GUEST POST – by Jason Gerard Clauss
I’d like to set something straight. The Pilgrims were overrated.
The Pilgrims weren’t red blooded Americans. They were religious fanatics that England couldn’t stand and was all to happy to rid herself of. They were incompetent survivalists whose presence the Indians tolerated because they posed no threat on their own. If Thanksgiving is supposed to be the first truly American holiday, I’d prefer it not be in honor of some superstitious fundamentalists who couldn’t survive in a land that practically handed out food.
The fact is, we owe the Indians a tremendous debt. There was no way the European colonists could have known it, but the entire continent of North America was made into a habitable and welcoming land by the labors of Indians. The fact that America is a world power today can be traced in many ways to the people who once occupied this soil.
By the time of the American Revolution, Americans were healthier, taller, and fitter than Europeans just as the Indians themselves were, due to the enormous and provident land. Instead of being crammed like ants into dirty cities, the Indians and early Americans lived in open spaces. Unlike the disgusting standard American diet of today, the Indians ate a highly balanced diet of corn, beans, squash, fish, and buffalo. This natural bounty provided American culture a boundless optimism and ambition not found anywhere else in the world.
Our uniquely American notions of liberty and individualism themselves stem from the natives of the land. As early as 1090 AD, an Iroquois man named Deganawidah united the different Iroquois nations under the Great Law of Peace. They drafted their own constitution, of 117 articles, and used proto-writing to communicate it across generations. Northeastern peoples suffered no kings or rigid social hierarchies. These were not “noble savages”. They were proud libertarians.

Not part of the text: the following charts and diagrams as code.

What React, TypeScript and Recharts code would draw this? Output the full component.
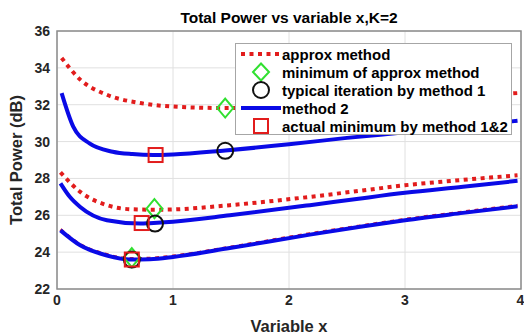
import {
  ComposedChart, Line, Scatter, XAxis, YAxis, CartesianGrid, ReferenceArea, Label,
} from 'recharts';

// values (x, total power in dB)
const approxTopX = [0.04, 0.2, 0.43, 0.72, 1.0, 1.45, 2.0, 2.5, 3.0, 3.5, 3.97];
const approxTopY = [34.54, 33.36, 32.54, 32.09, 31.9, 31.82, 31.95, 32.1, 32.27, 32.45, 32.63];

const method2TopX = [0.04, 0.14, 0.28, 0.48, 0.65, 0.83, 1.0, 1.45, 2.0, 2.5, 3.0, 3.5, 3.97];
const method2TopY = [32.63, 30.81, 29.9, 29.45, 29.32, 29.27, 29.3, 29.52, 29.85, 30.2, 30.5, 30.82, 31.13];

const approxMidX = [0.03, 0.2, 0.43, 0.63, 0.85, 0.97, 1.49, 2.18, 2.6, 3.0, 3.5, 3.97];
const approxMidY = [28.33, 27.27, 26.55, 26.33, 26.3, 26.31, 26.55, 27.0, 27.32, 27.63, 27.92, 28.17];

const method2MidX = [0.03, 0.11, 0.2, 0.43, 0.72, 0.8, 1.0, 1.49, 2.18, 2.6, 3.0, 3.5, 3.97];
const method2MidY = [27.73, 27.0, 26.45, 25.73, 25.55, 25.57, 25.65, 26.0, 26.55, 26.9, 27.22, 27.55, 27.87];

const method2LowX = [0.03, 0.2, 0.43, 0.63, 0.8, 1.0, 1.49, 2.18, 2.6, 3.0, 3.5, 3.97];
const method2LowY = [25.18, 24.37, 23.82, 23.6, 23.62, 23.74, 24.22, 24.95, 25.36, 25.73, 26.13, 26.49];
const approxLowY = [25.23, 24.42, 23.87, 23.65, 23.67, 23.79, 24.27, 25.0, 25.41, 25.78, 26.18, 26.54];

const diamondX = [1.45, 0.84, 0.645];
const diamondY = [31.82, 26.36, 23.7];
const circleX = [1.45, 0.845, 0.645];
const circleY = [29.5, 25.55, 23.6];
const squareX = [0.85, 0.73, 0.645];
const squareY = [29.27, 25.58, 23.6];

const xTicks = [0, 1, 2, 3, 4];
const yTicks = [22, 24, 26, 28, 30, 32, 34, 36];

const legendItems = [
  'approx method',
  'minimum of approx method',
  'typical iteration by method 1',
  'method 2',
  'actual minimum by method 1&2',
];

const zip = (xs: number[], ys: number[]) => xs.map((x, i) => ({ x, y: ys[i] }));

const RED = '#e21c1c';
const BLUE = '#0a0ae6';
const GREEN = '#30e030';
const FONT = '"Liberation Sans", Arial, sans-serif';

const diamond = (props: any) => {
  const { cx, cy } = props;
  return <path d={`M${cx},${cy - 9.5}L${cx + 8},${cy}L${cx},${cy + 9.5}L${cx - 8},${cy}Z`} fill="none" stroke={GREEN} strokeWidth={2} />;
};
const circle = (props: any) => <circle cx={props.cx} cy={props.cy} r={8} fill="none" stroke="#111" strokeWidth={2} />;
const square = (props: any) => (
  <rect x={props.cx - 7} y={props.cy - 7} width={14} height={14} fill="none" stroke={RED} strokeWidth={2} />
);

const YTitle = (props: any) => {
  const vb = props.viewBox || {};
  const cy = vb.height ? vb.y + vb.height / 2 : 160;
  return (
    <text x={22} y={cy} transform={`rotate(-90, 22, ${cy})`} textAnchor="middle"
      fontFamily={FONT} fontWeight="bold" fontSize={16.5} fill="#262626">
      Total Power (dB)
    </text>
  );
};

function LegendBox() {
  const symbols = [
    <line x1={5} y1={9} x2={45} y2={9} stroke={RED} strokeWidth={4} strokeDasharray="4 4.5" />,
    <path d="M25,0.5L33,9L25,17.5L17,9Z" fill="none" stroke={GREEN} strokeWidth={2} />,
    <circle cx={25} cy={9} r={8} fill="none" stroke="#111" strokeWidth={2} />,
    <line x1={5} y1={9} x2={45} y2={9} stroke={BLUE} strokeWidth={4} />,
    <rect x={18} y={2} width={14} height={14} fill="none" stroke={RED} strokeWidth={2} />,
  ];
  return (
    <div style={{
      position: 'absolute', left: 235, top: 43, width: 275, height: 89, paddingTop: 1,
      border: '1px solid #a6a6a6', background: '#fff', fontFamily: FONT,
    }}>
      {legendItems.map((t, i) => (
        <div key={t} style={{ display: 'flex', alignItems: 'center', height: 18 }}>
          <svg width={45} height={18} style={{ flex: 'none', overflow: 'visible' }}>{symbols[i]}</svg>
          <span style={{ fontSize: 15, fontWeight: 'bold', color: '#000', marginLeft: 1, whiteSpace: 'nowrap' }}>{t}</span>
        </div>
      ))}
    </div>
  );
}

export default function App() {
  const tickStyle = { fontSize: 14, fontWeight: 'bold', fill: '#262626', fontFamily: FONT };
  return (
    <div style={{ position: 'absolute', left: 0, top: 0, width: 524, height: 334, background: '#fff' }}>
      <div style={{
        position: 'absolute', left: 57, top: 9, width: 464, textAlign: 'center', lineHeight: '18px',
        fontFamily: FONT, fontWeight: 'bold', fontSize: 15.5, color: '#000',
      }}>
        Total Power vs variable x,K=2
      </div>
      <ComposedChart width={524} height={334} margin={{ top: 31, right: 3, bottom: 0, left: 0 }}>
        <CartesianGrid stroke="#e0e0e0" horizontalValues={yTicks} verticalValues={xTicks} />
        <XAxis
          type="number" dataKey="x" domain={[0, 4]} ticks={xTicks} allowDataOverflow
          height={45} tick={tickStyle} tickLine={false} axisLine={false} tickMargin={0}
        >
          <Label value="Variable x" position="insideBottom" offset={2}
            style={{ fontSize: 16.5, fontWeight: 'bold', fill: '#262626', fontFamily: FONT }} />
        </XAxis>
        <YAxis
          type="number" dataKey="y" domain={[22, 36]} ticks={yTicks} allowDataOverflow
          width={57} tick={tickStyle} tickLine={false} axisLine={false} tickMargin={1}
        >
          <Label content={YTitle} />
        </YAxis>
        <ReferenceArea x1={0} x2={4} y1={22} y2={36} fill="none" stroke="#8c8c8c" strokeWidth={1.5} />

        <Line data={zip(approxTopX, approxTopY)} dataKey="y" type="monotone" stroke={RED} strokeWidth={4}
          strokeDasharray="4 4.5" dot={false} isAnimationActive={false} />
        <Line data={zip(method2TopX, method2TopY)} dataKey="y" type="monotone" stroke={BLUE} strokeWidth={4}
          dot={false} isAnimationActive={false} />
        <Line data={zip(approxMidX, approxMidY)} dataKey="y" type="monotone" stroke={RED} strokeWidth={4}
          strokeDasharray="4 4.5" dot={false} isAnimationActive={false} />
        <Line data={zip(method2MidX, method2MidY)} dataKey="y" type="monotone" stroke={BLUE} strokeWidth={4}
          dot={false} isAnimationActive={false} />
        <Line data={zip(method2LowX, approxLowY)} dataKey="y" type="monotone" stroke={RED} strokeWidth={3}
          strokeDasharray="4 4.5" dot={false} isAnimationActive={false} />
        <Line data={zip(method2LowX, method2LowY)} dataKey="y" type="monotone" stroke={BLUE} strokeWidth={4}
          dot={false} isAnimationActive={false} />

        <Scatter data={zip(diamondX, diamondY)} dataKey="y" shape={diamond} isAnimationActive={false} />
        <Scatter data={zip(circleX, circleY)} dataKey="y" shape={circle} isAnimationActive={false} />
        <Scatter data={zip(squareX, squareY)} dataKey="y" shape={square} isAnimationActive={false} />
      </ComposedChart>
      <LegendBox />
    </div>
  );
}
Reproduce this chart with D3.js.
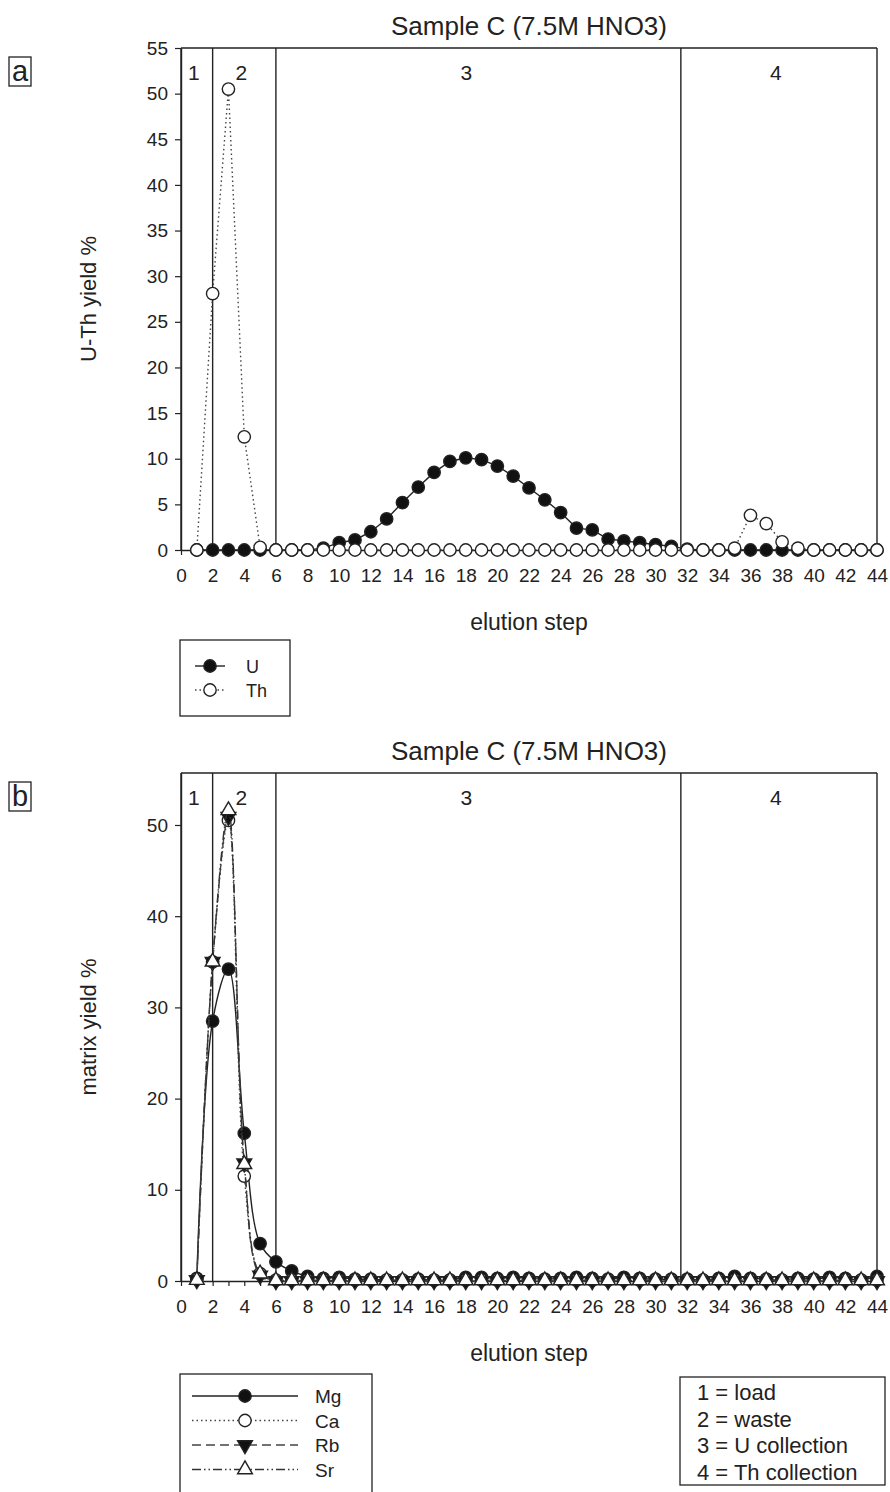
<!DOCTYPE html>
<html>
<head>
<meta charset="utf-8">
<script src="https://cdnjs.cloudflare.com/ajax/libs/d3/7.8.5/d3.min.js"></script>
<style>
  body { margin: 0; background: #fff; }
  text { font-family: "Liberation Sans", Arial, sans-serif; fill: #222; }
</style>
</head>
<body>
<svg id="chart" width="890" height="1492"></svg>
<script>
// elution steps 1..44
var steps = d3.range(1, 45)

// panel a: U-Th yield %
var uYield  = [0, 0, 0, 0, 0, 0, 0, 0, 0.2, 0.8, 1.1, 2.0, 3.4, 5.2, 6.9, 8.5, 9.7, 10.1, 9.9, 9.2, 8.1, 6.8,
               5.5, 4.1, 2.4, 2.2, 1.2, 1.0, 0.8, 0.6, 0.4, 0.1, 0, 0, 0, 0, 0, 0, 0, 0, 0, 0, 0, 0]
var thYield = [0, 28.1, 50.5, 12.4, 0.3, 0, 0, 0, 0, 0, 0, 0, 0, 0, 0, 0, 0, 0, 0, 0, 0, 0,
               0, 0, 0, 0, 0, 0, 0, 0, 0, 0, 0, 0, 0.2, 3.8, 2.9, 0.9, 0.2, 0, 0, 0, 0, 0]

// panel b: matrix yield %
var mgYield = [0.3, 28.5, 34.2, 16.2, 4.1, 2.1, 1.1, 0.5, 0.3, 0.4, 0.2, 0.2, 0.1, 0.1, 0.2, 0.1, 0.1, 0.4, 0.4, 0.3, 0.4, 0.3,
               0.2, 0.3, 0.4, 0.3, 0.2, 0.4, 0.3, 0.2, 0.2, 0.2, 0.1, 0.3, 0.5, 0.3, 0.2, 0.1, 0.3, 0.2, 0.4, 0.3, 0.1, 0.5]
var caYield = [0.2, 35.0, 50.5, 11.5, 0.8, 0.1, 0.1, 0.1, 0.1, 0.1, 0.1, 0.1, 0.1, 0.1, 0.1, 0.1, 0.1, 0.1, 0.1, 0.1, 0.1, 0.1,
               0.1, 0.1, 0.1, 0.1, 0.1, 0.1, 0.1, 0.1, 0.1, 0.1, 0.1, 0.1, 0.1, 0.1, 0.1, 0.1, 0.1, 0.1, 0.1, 0.1, 0.1, 0.1]
var rbYield = [0.1, 35.0, 50.9, 12.9, 0.6, 0, 0, 0, 0, 0, 0, 0, 0, 0, 0, 0, 0, 0, 0, 0, 0, 0,
               0, 0, 0, 0, 0, 0, 0, 0, 0, 0, 0, 0, 0, 0, 0, 0, 0, 0, 0, 0, 0, 0]
var srYield = [0.1, 35.0, 51.6, 12.8, 0.8, 0.05, 0.05, 0.05, 0.05, 0.05, 0.05, 0.05, 0.05, 0.05, 0.05, 0.05, 0.05, 0.05, 0.05, 0.05, 0.05, 0.05,
               0.05, 0.05, 0.05, 0.05, 0.05, 0.05, 0.05, 0.05, 0.05, 0.05, 0.05, 0.05, 0.05, 0.05, 0.05, 0.05, 0.05, 0.05, 0.05, 0.05, 0.05, 0.05]

var xTickValues = d3.range(0, 45)
var yTicksA = d3.range(0, 56, 5)
var yTicksB = d3.range(0, 51, 10)
var regionBounds = [0, 2, 6, 31.6, 44]
var regionNames = ['1', '2', '3', '4']
var regionKey = ['1 = load', '2 = waste', '3 = U collection', '4 = Th collection']
var chartTitle = 'Sample C (7.5M HNO3)'

;(function(){
  var svg = d3.select('#chart')
  var ink = '#222'

  var x = d3.scaleLinear().domain([0, 44]).range([181, 877])

  function symbolPath(kind) {
    var type = kind === 'circle' ? d3.symbolCircle : d3.symbolTriangle
    var size = kind === 'circle' ? 120 : 95
    return d3.symbol().type(type).size(size)()
  }

  function drawMarker(sel, s) {
    sel.attr('d', symbolPath(s.sym))
      .attr('fill', s.fill)
      .attr('stroke', ink).attr('stroke-width', 1.4)
  }

  function drawPanel(p) {
    var y = d3.scaleLinear().domain([0, p.yMax]).range([p.bottom, p.top])
    var g = svg.append('g')

    // title
    g.append('text').text(chartTitle)
      .attr('x', 529).attr('y', p.top - 13)
      .attr('text-anchor', 'middle').attr('font-size', '26px')

    // panel letter
    g.append('rect').attr('x', 9).attr('y', p.top + 9).attr('width', 22).attr('height', 29)
      .attr('fill', 'none').attr('stroke', ink).attr('stroke-width', 1.3)
    g.append('text').text(p.letter)
      .attr('x', 20).attr('y', p.top + 33)
      .attr('text-anchor', 'middle').attr('font-size', '29px')

    // region separators
    g.selectAll('.bound').data(regionBounds).enter().append('line')
      .attr('x1', d => x(d)).attr('x2', d => x(d))
      .attr('y1', y(0)).attr('y2', y(p.yMax))
      .attr('stroke', ink).attr('stroke-width', 1.4)
    g.append('line')
      .attr('x1', x(0)).attr('x2', x(44))
      .attr('y1', y(p.yMax)).attr('y2', y(p.yMax))
      .attr('stroke', ink).attr('stroke-width', 1.4)

    // region numbers, a little left of centre like the original
    g.selectAll('.region').data(regionNames).enter().append('text')
      .text(d => d)
      .attr('x', (d, i) => x((regionBounds[i] + regionBounds[i + 1]) / 2) - (i === 2 ? 12 : 3))
      .attr('y', y(p.yMax) + 32)
      .attr('text-anchor', 'middle').attr('font-size', '21px')

    // axes
    var yAxis = d3.axisLeft(y).tickValues(p.yTicks).tickSize(6).tickSizeOuter(0).tickPadding(7)
    var ya = g.append('g').attr('transform', 'translate(' + x(0) + ',0)').call(yAxis)
    var xAxis = d3.axisBottom(x).tickValues(xTickValues).tickSize(5).tickSizeOuter(0).tickPadding(14)
      .tickFormat(d => d % 2 ? '' : d)
    var xa = g.append('g').attr('transform', 'translate(0,' + y(0) + ')').call(xAxis)
    ;[ya, xa].forEach(function(a) {
      a.select('.domain').attr('stroke', ink).attr('stroke-width', 1.4)
      a.selectAll('.tick line').attr('stroke', ink).attr('stroke-width', 1.2)
      a.selectAll('.tick text').attr('font-size', '19px')
        .attr('font-family', '"Liberation Sans", Arial, sans-serif').attr('fill', ink)
    })

    g.append('text').text('elution step')
      .attr('x', 529).attr('y', y(0) + 80)
      .attr('text-anchor', 'middle').attr('font-size', '23px')
    g.append('text').text(p.yLabel)
      .attr('transform', 'translate(96,' + ((y(0) + y(p.yMax)) / 2) + ') rotate(-90)')
      .attr('text-anchor', 'middle').attr('font-size', '22px')

    // series
    p.series.forEach(function(s) {
      var line = d3.line()
        .x((d, i) => x(steps[i]))
        .y(d => y(d))
        .curve(p.curve)
      g.append('path').attr('d', line(s.values))
        .attr('fill', 'none').attr('stroke', s.stroke)
        .attr('stroke-width', 1.4)
        .attr('stroke-dasharray', s.dash)
      g.append('g').selectAll('path').data(s.values).enter().append('path')
        .call(drawMarker, s)
        .attr('transform', (d, i) => 'translate(' + x(steps[i]) + ',' + y(d) + ')' +
          (s.sym === 'down' ? ' rotate(180)' : ''))
    })

    // legend
    var lg = p.legend
    g.append('rect').attr('x', lg.x).attr('y', lg.y).attr('width', lg.w).attr('height', lg.h)
      .attr('fill', '#fff').attr('stroke', ink).attr('stroke-width', 1.3)
    p.series.forEach(function(s, i) {
      var ry = lg.y + lg.first + i * lg.gap
      g.append('line').attr('x1', lg.x + lg.l0).attr('x2', lg.x + lg.l1)
        .attr('y1', ry).attr('y2', ry)
        .attr('stroke', s.stroke).attr('stroke-width', 1.4)
        .attr('stroke-dasharray', s.dash)
      g.append('path').call(drawMarker, s)
        .attr('transform', 'translate(' + (lg.x + (lg.l0 + lg.l1) / 2) + ',' + ry + ')' +
          (s.sym === 'down' ? ' rotate(180)' : ''))
      g.append('text').text(s.name)
        .attr('x', lg.x + lg.tx).attr('y', ry + 7)
        .attr('font-size', lg.font)
    })
  }

  drawPanel({
    letter: 'a', top: 48, bottom: 550, yMax: 55, yTicks: yTicksA,
    yLabel: 'U-Th yield %', curve: d3.curveLinear,
    series: [
      { name: 'U',  values: uYield,  sym: 'circle', fill: '#111', stroke: ink,    dash: null },
      { name: 'Th', values: thYield, sym: 'circle', fill: '#fff', stroke: '#444', dash: '1.5,3' }
    ],
    legend: { x: 180, y: 640, w: 110, h: 76, first: 26, gap: 24, l0: 15, l1: 45, tx: 66, font: '18px' }
  })

  drawPanel({
    letter: 'b', top: 773, bottom: 1281, yMax: 55.7, yTicks: yTicksB,
    yLabel: 'matrix yield %', curve: d3.curveCatmullRom,
    series: [
      { name: 'Mg', values: mgYield, sym: 'circle', fill: '#111', stroke: ink,    dash: null },
      { name: 'Ca', values: caYield, sym: 'circle', fill: '#fff', stroke: '#444', dash: '1.5,3' },
      { name: 'Rb', values: rbYield, sym: 'down',   fill: '#111', stroke: '#444', dash: '9,5' },
      { name: 'Sr', values: srYield, sym: 'up',     fill: '#fff', stroke: '#333', dash: '9,3,1.5,3,1.5,3' }
    ],
    legend: { x: 180, y: 1374, w: 192, h: 130, first: 22, gap: 24.5, l0: 12, l1: 118, tx: 135, font: '19px' }
  })

  // region key
  svg.append('rect').attr('x', 680).attr('y', 1377).attr('width', 205).attr('height', 108)
    .attr('fill', '#fff').attr('stroke', ink).attr('stroke-width', 1.3)
  svg.append('g').selectAll('text').data(regionKey).enter().append('text')
    .text(d => d)
    .attr('x', 697).attr('y', (d, i) => 1400 + i * 26.5)
    .attr('font-size', '22px')
})()
</script>
</body>
</html>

Even today, we continue to benefit from corn that the Indians bred from an inedible grass. Virtually every product in the supermarket has corn in it right down to the aspirin. Even ethanol is a corn-based product. The world’s superpower still runs on the Indian corn.
Thanksgiving should not be a time for hero worship of some bumbling English who barely made it through the winter due to their own inability to survive in a fertile, hospitable land. Nor should it be dedicated to the nauseating self-loathing by rich, bored caucasians. Let’s re-envision the holiday to thank the people who, through their sacrifice, gave us not just turkey but liberty.